I heard you hate my guts, I am not surprised. I have earned many things that are coming to me many times over. I heard you think I am an asshole; I only have one thing to say to that. I never chose to become this way. It wasn't easy. Every person has their breaking point, its safe to assume that I don't have one anymore. I was slowly molded into this cynic from years of being pushed and prodded that way. One can't ignore a festering splinter for long. I heard that I am supposed to find god in you, but I already see it. I already see how much he has affected everyone in my life. It makes me sick. I can see disillusionment growing like a plague. Does it matter?
Was I truly seeing the light when I wanted to remedy the world, do what I could for humanity? See the good in humanity?
According to you.
Isn't it funny that what is supposed to be good for me is whats good for you? Isn't it funny that what is supposed to be good for us is whats good for man? Isn't it funny that what is supposed to be good for Christianity is whats good for society? And eventually what is good for society, is good for me. At least it is now.
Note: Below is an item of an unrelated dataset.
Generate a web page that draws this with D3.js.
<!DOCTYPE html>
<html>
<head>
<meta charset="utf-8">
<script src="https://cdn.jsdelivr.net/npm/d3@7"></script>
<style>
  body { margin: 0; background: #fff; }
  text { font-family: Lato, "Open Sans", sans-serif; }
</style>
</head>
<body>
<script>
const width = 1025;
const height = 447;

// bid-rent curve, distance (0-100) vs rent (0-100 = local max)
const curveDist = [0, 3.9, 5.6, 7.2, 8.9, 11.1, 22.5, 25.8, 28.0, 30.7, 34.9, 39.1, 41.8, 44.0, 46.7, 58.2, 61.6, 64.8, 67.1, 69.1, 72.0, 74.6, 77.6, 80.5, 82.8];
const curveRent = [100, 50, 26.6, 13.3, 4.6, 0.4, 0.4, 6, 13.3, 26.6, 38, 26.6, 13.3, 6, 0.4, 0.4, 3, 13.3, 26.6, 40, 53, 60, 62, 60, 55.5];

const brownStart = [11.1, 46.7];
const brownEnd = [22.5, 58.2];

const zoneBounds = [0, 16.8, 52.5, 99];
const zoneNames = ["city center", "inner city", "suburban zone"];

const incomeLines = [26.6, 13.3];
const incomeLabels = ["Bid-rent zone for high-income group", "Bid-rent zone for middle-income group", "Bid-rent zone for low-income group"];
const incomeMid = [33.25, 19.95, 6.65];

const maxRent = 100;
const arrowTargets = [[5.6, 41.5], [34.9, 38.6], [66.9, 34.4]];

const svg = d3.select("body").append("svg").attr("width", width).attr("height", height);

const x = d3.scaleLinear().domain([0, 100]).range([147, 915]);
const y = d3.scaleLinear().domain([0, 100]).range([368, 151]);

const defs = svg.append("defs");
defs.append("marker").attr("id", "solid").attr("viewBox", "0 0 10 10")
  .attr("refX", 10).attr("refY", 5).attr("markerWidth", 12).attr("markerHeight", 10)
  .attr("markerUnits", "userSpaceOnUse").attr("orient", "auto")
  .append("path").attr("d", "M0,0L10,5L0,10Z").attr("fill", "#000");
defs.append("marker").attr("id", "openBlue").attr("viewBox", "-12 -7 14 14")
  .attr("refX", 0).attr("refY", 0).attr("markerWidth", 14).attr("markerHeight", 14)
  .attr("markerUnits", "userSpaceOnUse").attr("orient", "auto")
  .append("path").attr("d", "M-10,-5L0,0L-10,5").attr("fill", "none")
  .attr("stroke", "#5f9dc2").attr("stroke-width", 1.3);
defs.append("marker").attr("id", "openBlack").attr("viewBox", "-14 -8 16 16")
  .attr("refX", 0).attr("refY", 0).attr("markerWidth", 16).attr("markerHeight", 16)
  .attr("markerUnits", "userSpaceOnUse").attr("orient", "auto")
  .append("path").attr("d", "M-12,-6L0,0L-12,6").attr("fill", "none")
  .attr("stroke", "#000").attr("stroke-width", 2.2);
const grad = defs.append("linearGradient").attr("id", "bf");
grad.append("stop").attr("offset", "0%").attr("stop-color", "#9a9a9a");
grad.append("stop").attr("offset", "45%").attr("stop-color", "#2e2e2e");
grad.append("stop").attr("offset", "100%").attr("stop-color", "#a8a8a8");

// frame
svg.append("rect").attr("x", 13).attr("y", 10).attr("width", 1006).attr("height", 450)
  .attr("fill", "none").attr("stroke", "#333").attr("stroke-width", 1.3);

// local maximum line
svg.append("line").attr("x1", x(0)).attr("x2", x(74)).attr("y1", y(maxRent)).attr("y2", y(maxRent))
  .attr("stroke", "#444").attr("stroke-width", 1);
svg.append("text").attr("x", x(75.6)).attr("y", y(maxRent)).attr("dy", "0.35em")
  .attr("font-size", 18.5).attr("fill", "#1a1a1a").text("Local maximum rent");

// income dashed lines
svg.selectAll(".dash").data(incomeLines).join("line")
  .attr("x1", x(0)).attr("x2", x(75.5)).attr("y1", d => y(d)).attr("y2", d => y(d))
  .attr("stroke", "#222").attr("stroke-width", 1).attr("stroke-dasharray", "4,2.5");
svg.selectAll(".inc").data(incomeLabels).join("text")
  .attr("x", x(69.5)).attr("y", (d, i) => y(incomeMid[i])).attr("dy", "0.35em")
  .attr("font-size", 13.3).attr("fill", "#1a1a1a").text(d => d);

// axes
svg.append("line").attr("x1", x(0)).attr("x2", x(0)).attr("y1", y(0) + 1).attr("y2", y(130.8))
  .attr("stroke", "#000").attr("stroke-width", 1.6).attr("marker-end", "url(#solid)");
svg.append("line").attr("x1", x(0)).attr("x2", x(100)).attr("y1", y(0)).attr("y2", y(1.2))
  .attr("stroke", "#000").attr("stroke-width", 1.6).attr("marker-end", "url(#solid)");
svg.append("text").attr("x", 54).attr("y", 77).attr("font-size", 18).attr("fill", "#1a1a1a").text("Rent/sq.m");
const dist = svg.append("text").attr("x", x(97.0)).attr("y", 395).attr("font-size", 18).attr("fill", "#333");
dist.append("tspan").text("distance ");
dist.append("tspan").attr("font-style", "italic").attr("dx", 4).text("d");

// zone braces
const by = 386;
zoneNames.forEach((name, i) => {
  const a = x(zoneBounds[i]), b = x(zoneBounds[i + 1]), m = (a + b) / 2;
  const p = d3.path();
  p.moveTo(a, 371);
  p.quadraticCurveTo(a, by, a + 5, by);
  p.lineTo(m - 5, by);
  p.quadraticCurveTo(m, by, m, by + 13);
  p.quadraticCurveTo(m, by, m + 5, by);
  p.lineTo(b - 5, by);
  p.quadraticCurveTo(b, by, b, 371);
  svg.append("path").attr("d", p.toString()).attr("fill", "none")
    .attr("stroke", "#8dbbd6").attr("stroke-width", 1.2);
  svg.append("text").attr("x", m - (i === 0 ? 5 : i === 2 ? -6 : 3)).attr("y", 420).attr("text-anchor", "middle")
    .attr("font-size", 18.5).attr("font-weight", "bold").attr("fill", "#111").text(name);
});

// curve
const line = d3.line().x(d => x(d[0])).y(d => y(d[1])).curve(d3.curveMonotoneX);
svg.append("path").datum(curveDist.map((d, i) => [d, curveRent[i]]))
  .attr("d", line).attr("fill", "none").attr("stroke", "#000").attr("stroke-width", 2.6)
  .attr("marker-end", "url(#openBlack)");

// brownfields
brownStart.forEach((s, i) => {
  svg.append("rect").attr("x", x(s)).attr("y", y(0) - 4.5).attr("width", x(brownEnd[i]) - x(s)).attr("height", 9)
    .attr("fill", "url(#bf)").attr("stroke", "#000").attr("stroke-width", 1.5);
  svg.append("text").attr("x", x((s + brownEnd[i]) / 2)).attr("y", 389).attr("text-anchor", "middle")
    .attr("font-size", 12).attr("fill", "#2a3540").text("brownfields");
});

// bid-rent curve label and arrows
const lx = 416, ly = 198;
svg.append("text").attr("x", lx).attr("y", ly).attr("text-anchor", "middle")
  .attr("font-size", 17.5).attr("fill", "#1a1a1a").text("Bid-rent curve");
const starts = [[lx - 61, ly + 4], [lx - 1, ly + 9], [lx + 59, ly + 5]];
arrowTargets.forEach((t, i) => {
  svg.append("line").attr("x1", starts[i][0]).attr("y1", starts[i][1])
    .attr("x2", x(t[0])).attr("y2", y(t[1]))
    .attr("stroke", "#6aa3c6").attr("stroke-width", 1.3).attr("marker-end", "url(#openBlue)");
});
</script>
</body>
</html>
Little things I tend to notice here and there, but I have already said this. Already reached the same conclusions. The next step after finding the truth is telling it right? But not everyone accepts the truth, just like how not everyone accepts a lie. At first. A person has to be convinced, tricked into a moment of changed perspective. That itself, is a lie. It is a lie to believe that when something is written down it is fact. History has been tampered with before, and continues to be. The winners dictate history, and tell it to our children.
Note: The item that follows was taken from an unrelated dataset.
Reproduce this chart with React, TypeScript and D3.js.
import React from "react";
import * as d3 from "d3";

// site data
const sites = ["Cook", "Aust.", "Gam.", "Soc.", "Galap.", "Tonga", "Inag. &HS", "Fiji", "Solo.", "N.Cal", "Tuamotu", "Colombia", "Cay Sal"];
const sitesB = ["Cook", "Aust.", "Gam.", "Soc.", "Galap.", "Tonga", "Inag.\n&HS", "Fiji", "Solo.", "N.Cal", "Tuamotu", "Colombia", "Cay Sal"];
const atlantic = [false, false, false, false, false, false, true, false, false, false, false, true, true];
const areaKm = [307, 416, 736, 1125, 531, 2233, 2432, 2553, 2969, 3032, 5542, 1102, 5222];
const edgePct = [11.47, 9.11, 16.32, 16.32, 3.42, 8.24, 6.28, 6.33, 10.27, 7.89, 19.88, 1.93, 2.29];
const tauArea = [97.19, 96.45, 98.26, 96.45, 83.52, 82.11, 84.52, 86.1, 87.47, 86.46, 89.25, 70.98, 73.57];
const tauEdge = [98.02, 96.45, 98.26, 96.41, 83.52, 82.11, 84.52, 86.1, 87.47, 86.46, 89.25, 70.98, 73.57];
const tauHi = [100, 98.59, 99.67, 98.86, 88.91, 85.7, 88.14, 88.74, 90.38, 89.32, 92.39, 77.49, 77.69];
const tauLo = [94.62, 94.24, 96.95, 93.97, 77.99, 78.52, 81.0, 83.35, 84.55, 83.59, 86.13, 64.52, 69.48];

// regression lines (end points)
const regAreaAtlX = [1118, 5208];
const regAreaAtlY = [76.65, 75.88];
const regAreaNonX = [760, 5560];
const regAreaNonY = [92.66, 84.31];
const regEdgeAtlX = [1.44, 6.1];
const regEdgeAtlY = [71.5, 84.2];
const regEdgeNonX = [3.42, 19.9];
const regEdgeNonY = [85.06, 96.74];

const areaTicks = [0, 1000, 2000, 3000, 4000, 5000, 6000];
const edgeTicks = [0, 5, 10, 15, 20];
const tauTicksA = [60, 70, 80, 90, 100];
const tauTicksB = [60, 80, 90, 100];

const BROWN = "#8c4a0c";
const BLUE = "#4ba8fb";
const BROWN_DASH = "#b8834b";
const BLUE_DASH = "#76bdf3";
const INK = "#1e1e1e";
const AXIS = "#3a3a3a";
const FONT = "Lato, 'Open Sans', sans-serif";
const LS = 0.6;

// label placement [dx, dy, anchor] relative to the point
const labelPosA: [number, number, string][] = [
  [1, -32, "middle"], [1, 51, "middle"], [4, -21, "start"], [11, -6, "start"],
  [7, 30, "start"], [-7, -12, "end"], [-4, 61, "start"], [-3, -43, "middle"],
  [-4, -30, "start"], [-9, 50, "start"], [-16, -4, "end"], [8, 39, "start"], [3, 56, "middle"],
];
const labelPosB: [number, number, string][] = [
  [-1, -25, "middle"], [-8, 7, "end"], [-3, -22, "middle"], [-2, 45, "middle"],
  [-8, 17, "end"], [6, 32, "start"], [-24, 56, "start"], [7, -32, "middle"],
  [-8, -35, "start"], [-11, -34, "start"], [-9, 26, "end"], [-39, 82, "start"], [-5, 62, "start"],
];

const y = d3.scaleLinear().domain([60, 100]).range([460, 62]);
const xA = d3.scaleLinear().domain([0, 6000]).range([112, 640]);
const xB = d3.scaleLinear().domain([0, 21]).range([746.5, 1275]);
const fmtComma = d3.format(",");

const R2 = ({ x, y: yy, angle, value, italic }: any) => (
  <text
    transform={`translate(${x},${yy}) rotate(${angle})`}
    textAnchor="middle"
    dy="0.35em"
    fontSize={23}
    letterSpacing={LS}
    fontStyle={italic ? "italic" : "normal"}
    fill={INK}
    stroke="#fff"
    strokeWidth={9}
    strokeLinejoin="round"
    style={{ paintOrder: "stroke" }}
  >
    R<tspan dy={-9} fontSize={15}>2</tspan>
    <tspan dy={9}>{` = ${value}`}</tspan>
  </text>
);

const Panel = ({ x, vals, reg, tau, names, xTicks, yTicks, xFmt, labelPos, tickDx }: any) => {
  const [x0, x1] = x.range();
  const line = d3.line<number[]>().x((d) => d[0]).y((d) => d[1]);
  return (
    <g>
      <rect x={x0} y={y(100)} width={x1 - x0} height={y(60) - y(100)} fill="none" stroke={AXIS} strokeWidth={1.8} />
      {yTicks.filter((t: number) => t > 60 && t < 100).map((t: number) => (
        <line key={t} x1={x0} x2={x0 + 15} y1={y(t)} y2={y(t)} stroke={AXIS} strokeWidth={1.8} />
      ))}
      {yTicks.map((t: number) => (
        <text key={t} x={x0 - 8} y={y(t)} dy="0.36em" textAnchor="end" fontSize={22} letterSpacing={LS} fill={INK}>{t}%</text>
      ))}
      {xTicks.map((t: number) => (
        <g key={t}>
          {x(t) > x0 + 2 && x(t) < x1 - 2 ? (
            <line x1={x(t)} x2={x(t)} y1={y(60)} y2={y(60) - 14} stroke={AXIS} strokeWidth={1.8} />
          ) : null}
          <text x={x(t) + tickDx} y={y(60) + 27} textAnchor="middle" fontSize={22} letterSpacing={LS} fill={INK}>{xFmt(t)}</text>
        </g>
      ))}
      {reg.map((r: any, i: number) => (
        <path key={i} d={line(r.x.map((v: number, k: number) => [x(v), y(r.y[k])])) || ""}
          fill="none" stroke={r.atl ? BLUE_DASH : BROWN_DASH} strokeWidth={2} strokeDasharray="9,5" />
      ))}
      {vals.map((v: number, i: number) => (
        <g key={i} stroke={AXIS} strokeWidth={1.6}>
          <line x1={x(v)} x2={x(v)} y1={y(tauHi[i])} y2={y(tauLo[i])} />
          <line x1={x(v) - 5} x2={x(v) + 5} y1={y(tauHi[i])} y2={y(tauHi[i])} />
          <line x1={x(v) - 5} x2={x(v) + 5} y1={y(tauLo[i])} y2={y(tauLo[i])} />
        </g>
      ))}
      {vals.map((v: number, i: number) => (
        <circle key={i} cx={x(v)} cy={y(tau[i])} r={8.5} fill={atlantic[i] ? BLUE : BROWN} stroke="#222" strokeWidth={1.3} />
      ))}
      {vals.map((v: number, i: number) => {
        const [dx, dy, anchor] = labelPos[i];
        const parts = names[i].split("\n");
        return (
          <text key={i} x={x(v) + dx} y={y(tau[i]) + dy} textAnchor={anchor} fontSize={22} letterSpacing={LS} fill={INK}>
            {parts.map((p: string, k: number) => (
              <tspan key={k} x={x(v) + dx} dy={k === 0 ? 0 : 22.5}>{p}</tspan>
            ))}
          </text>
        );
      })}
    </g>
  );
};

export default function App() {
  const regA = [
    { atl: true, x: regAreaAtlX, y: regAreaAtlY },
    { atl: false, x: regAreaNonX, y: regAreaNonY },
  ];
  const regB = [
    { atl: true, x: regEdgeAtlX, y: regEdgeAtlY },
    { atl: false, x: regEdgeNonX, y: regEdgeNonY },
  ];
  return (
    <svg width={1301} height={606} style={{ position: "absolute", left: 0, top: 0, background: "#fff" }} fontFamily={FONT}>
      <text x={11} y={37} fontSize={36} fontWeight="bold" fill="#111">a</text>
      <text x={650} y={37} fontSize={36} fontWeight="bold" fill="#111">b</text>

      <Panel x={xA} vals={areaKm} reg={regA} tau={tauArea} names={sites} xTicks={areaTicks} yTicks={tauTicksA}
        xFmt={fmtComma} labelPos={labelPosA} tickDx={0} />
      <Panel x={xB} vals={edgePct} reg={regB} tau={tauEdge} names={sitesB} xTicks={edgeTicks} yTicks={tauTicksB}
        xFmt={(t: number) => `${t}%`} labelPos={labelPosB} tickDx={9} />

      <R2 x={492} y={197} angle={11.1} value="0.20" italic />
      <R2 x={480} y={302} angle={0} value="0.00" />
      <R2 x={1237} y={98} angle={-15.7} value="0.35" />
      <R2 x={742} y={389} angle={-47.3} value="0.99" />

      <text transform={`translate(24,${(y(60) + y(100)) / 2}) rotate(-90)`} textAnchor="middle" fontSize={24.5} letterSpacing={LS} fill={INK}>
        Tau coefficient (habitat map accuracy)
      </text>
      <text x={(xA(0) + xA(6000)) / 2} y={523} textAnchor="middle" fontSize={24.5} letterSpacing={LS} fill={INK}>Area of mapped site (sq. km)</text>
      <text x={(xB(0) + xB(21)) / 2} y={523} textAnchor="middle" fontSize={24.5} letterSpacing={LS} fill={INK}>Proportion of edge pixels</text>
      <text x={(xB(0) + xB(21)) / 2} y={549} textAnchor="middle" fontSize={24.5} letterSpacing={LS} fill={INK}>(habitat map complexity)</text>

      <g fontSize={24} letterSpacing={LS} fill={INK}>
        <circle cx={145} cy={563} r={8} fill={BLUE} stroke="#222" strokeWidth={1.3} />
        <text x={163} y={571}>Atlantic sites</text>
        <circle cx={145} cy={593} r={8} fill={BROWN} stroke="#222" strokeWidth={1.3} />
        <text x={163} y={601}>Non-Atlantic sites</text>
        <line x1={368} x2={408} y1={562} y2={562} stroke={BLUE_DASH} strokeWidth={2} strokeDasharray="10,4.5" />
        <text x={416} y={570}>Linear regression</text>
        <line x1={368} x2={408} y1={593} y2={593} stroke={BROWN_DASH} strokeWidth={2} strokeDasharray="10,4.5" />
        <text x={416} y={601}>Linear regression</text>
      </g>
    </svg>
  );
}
Just because you are the first sheep in line for the slaughter, doesn't mean you know truth. Just because every other rat is enjoying the d-con, doesn't mean you should as well. And even when you find that vital truth, it doesn't mean that anyone else will want to hear it. I could say it is people like you that make me not want to bring a child into this world, just as well as you could look at me and think the same thing. Ugly cynics.
I could say you are the asshole, for being so subtle. Never telling me how much my presence truly disgusts you. Give me your truth and I will regard it as a delicate snowflake. The most daring move a person can make; To bear their souls before another. Oh it is rare, but perhaps I can wait for that delicate moment with a stronger heart; so my past doesn't crush the fragile essence of such an innocent gesture under its recumbent weight.
I could say the future is hopeless, but that would be just a blink in comparison to the next moment I can think. My emotions can be a raging foreboding sea, swelling up inside of me. but they are just that, contained inside the safety of my head. When the decision for action comes;
will I be awake?
Or will I be asleep?
But these are not the things that we should think.